Hoffman, 40, posted a seven-under par 65 in conditions described by one former Masters winner as 'borderline' unplayable.
He snatched the lead over second-placed fellow American William McGirt on a day of high drama that saw world number one Johnson pull out following a freak accident.
Hoffman's four-stroke lead is the largest at the Masters after 18 holes since 1955, when Jack Burke led by the same margin over Julius Boros.
In the difficult conditions, Hoffman said he set out to shoot for par but "got a little bit lucky."
"For lack of any better words, it was a dream," he said.
England's Lee Westwood, 43, still looking for a major title after 75 attempts, was in third place a shot further back on 70 on a day when top contenders suffered in difficult conditions on the 7,435-yard Augusta National course.
Johnson agonized for 24 hours before pulling out after a serious fall on the eve of the tournament left him in pain from a lower back injury.
"I wanted to try and play but I'm not going to be able to compete," he said. "It just sucks."
Reigning US Open champion Johnson had been the oddsmakers' favorite in the year's first major golf championship after winning his three prior starts but hurt himself in a fall down stairs Wednesday at a rental house.
Without the world number one, Northern Ireland's second-ranked Rory McIlroy and Australian world number three Jason Day were tipped to be key contenders for the title.
However, neither had it their own way in the opening round.
Nor did another top contender, former Masters champion Jordon Spieth, who suffered a repeat of last year's quadruple-bogey disaster.
The 2013 Masters champion, Adam Scott of Australia, said the conditions were beyond tough.
"It's very difficult conditions and borderline (unplayable)," he said after returning a three-over 75.
Steady but swirling winds above 20 mph (32 kph) with gusts twice that speed sending tee shots and approaches soaring off target and even kept balls rolling on greens.
Four-time major champion McIlroy appeared to be struggling in the wind and was three-over after the front nine.
He opened with a bogey on the first hole and dropped shots on the third and fifth to make the turn in 39. But on the way back he sank three birdies to salvage a 72 and a share of 12th place.
"My short game really saved me today -- 10, 11 and 12 -- to get up and down was huge," he said.
"Even par was a pretty great score out there at the end of the day and I'm happy with it."
McIlroy was one shot behind England's 2013 US Open champion Justin Rose, who was in an eight-way tie for fourth on 71.
Day also suffered in the conditions, returning a two-over 74 with a double-bogey on the 11th hole to share 26th place.
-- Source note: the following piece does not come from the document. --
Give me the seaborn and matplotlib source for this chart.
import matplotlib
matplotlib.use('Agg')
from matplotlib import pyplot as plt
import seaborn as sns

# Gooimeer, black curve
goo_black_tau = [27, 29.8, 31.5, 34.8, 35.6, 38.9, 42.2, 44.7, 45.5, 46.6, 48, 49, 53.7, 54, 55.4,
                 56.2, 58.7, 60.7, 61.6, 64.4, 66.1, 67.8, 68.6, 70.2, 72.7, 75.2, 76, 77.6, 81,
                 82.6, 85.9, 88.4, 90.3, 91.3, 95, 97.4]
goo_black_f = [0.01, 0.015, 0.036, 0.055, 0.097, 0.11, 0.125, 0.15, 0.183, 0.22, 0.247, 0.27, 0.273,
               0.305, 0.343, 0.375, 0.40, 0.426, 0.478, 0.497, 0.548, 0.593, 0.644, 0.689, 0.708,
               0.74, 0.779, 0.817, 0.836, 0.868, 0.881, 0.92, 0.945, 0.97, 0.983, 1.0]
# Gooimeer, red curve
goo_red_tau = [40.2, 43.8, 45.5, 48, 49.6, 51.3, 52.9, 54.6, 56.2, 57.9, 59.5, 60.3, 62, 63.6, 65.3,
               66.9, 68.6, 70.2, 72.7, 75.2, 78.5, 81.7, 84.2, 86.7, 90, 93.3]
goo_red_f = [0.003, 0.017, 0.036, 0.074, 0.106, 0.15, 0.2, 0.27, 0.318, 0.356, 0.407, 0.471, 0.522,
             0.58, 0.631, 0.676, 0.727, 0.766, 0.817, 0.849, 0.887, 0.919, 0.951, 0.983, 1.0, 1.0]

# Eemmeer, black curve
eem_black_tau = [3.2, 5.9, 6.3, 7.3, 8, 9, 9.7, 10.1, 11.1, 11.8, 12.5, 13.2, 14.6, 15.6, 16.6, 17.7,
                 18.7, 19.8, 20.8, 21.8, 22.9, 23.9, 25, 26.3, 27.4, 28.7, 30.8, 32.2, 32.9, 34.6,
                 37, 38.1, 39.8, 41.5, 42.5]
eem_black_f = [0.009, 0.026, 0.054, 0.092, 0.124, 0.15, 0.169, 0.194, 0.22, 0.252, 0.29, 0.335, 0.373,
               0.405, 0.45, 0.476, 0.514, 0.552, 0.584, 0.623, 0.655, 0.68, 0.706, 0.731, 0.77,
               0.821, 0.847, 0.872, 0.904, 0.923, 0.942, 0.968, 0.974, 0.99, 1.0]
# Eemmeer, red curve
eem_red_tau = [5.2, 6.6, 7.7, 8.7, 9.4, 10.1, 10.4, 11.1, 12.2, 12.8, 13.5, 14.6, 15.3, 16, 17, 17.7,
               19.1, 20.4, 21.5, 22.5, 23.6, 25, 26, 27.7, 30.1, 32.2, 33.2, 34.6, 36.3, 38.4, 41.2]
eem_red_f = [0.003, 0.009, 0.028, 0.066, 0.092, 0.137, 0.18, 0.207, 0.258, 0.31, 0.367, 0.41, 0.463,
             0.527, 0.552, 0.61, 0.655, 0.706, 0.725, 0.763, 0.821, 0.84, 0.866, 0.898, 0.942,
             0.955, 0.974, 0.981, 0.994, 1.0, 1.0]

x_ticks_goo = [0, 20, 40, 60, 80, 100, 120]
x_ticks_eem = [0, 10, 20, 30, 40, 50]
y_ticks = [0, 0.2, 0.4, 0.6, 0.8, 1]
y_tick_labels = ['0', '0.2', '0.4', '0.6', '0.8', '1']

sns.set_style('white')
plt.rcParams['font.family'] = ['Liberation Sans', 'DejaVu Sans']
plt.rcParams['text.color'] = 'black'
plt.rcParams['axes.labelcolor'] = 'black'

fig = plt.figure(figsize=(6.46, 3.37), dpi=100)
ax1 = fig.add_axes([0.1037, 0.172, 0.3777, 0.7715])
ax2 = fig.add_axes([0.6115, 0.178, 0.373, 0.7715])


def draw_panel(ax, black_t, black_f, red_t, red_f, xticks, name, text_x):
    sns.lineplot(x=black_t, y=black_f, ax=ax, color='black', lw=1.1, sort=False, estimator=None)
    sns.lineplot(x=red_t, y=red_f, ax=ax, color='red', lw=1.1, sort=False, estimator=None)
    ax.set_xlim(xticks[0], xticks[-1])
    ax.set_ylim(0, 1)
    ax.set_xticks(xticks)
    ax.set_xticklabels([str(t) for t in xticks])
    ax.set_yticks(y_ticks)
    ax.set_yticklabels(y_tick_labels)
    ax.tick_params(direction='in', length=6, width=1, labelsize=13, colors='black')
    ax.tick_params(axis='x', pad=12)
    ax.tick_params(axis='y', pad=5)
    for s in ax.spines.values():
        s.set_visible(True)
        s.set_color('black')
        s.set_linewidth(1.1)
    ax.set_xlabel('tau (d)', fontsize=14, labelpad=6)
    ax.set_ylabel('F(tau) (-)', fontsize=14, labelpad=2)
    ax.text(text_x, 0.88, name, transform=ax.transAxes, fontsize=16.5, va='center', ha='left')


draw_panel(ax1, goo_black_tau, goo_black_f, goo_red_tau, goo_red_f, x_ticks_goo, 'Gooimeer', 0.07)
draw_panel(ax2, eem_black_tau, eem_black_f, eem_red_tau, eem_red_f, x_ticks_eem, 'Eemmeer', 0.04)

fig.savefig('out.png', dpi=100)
For 2015 Masters champion Spieth, the day turned sour on the back nine in a near repeat of the quadruple-bogey nightmare that cost him back-to-back titles last year.
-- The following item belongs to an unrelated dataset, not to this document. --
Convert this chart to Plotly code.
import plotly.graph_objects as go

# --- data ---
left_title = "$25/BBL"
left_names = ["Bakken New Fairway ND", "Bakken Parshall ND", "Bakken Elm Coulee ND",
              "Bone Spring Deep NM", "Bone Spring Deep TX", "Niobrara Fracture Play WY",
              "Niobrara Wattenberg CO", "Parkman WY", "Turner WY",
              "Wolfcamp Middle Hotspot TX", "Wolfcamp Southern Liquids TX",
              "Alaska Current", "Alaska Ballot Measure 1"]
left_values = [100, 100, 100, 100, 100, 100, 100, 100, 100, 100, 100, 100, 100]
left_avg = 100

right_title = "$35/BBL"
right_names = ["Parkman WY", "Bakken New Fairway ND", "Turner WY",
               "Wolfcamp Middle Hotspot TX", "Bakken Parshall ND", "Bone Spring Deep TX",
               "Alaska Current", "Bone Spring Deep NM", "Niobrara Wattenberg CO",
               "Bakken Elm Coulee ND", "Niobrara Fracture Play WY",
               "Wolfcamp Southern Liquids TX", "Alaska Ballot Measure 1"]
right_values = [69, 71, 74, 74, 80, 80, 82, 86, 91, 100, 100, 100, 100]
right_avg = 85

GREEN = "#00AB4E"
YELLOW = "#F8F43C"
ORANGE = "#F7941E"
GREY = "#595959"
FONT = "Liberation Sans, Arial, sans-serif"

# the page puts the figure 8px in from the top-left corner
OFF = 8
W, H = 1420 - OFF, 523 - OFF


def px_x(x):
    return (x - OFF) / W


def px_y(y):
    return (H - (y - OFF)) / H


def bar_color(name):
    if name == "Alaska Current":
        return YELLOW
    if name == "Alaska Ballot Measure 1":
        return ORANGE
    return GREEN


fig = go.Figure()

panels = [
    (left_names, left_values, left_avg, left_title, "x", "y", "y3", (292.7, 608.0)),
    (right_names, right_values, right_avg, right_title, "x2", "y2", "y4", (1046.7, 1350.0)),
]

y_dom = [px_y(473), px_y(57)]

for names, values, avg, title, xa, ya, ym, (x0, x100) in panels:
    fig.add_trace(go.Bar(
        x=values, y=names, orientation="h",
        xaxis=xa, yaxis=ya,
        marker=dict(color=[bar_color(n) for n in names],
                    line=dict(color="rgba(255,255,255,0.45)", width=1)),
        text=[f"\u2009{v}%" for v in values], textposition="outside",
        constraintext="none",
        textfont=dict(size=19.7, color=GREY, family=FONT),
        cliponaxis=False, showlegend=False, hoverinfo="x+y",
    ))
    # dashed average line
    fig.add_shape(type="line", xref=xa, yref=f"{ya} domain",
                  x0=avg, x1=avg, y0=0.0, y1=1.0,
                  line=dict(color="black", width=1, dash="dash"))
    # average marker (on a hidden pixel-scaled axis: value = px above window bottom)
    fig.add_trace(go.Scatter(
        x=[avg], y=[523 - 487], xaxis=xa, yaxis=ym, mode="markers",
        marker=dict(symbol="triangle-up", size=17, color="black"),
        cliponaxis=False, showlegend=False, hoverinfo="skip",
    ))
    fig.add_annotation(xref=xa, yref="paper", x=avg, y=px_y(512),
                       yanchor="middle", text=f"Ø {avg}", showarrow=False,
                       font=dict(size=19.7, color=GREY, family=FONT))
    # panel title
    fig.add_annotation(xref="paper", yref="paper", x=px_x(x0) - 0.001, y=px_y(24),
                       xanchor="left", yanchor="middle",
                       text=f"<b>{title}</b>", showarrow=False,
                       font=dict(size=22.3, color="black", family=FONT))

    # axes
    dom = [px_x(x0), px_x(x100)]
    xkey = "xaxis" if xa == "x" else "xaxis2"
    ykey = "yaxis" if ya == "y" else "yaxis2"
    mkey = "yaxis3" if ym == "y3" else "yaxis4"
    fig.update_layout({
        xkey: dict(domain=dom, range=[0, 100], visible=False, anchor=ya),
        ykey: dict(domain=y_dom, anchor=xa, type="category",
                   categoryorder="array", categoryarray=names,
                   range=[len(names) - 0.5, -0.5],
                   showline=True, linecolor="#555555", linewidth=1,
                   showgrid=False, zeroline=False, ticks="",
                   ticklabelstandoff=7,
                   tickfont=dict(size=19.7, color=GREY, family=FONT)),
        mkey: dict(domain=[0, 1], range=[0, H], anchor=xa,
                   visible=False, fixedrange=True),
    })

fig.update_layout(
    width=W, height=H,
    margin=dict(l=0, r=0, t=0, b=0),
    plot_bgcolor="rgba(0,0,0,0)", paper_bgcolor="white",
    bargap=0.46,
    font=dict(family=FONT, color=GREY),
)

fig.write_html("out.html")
The American, twice a Masters runner-up, had been five shots ahead on the final day last year before he imploded after taking seven shots on the par-3 12th.
This time out, he negotiated the 12th hole in regulation but took a nine on the par-5 15th, ballooning his score before sinking a birdie at 16 to limit the damage to finish on 3-over 75.
Spieth said the quadruple-bogey blowout put him under pressure for the following three days.
"I feel like I need to snag something tomorrow," he said.
One man who thrived in the conditions was three-time former Masters champion Phil Mickelson, who fired a 71 for a share of fourth place.
"Man, I love it," Mickelson said. "I thought anything at par or better was going to be a great score and it is."
The 46-year-old US left-hander will replace Jack Nicklaus as the oldest winner in Masters history if he can collect a fourth green jacket on Sunday.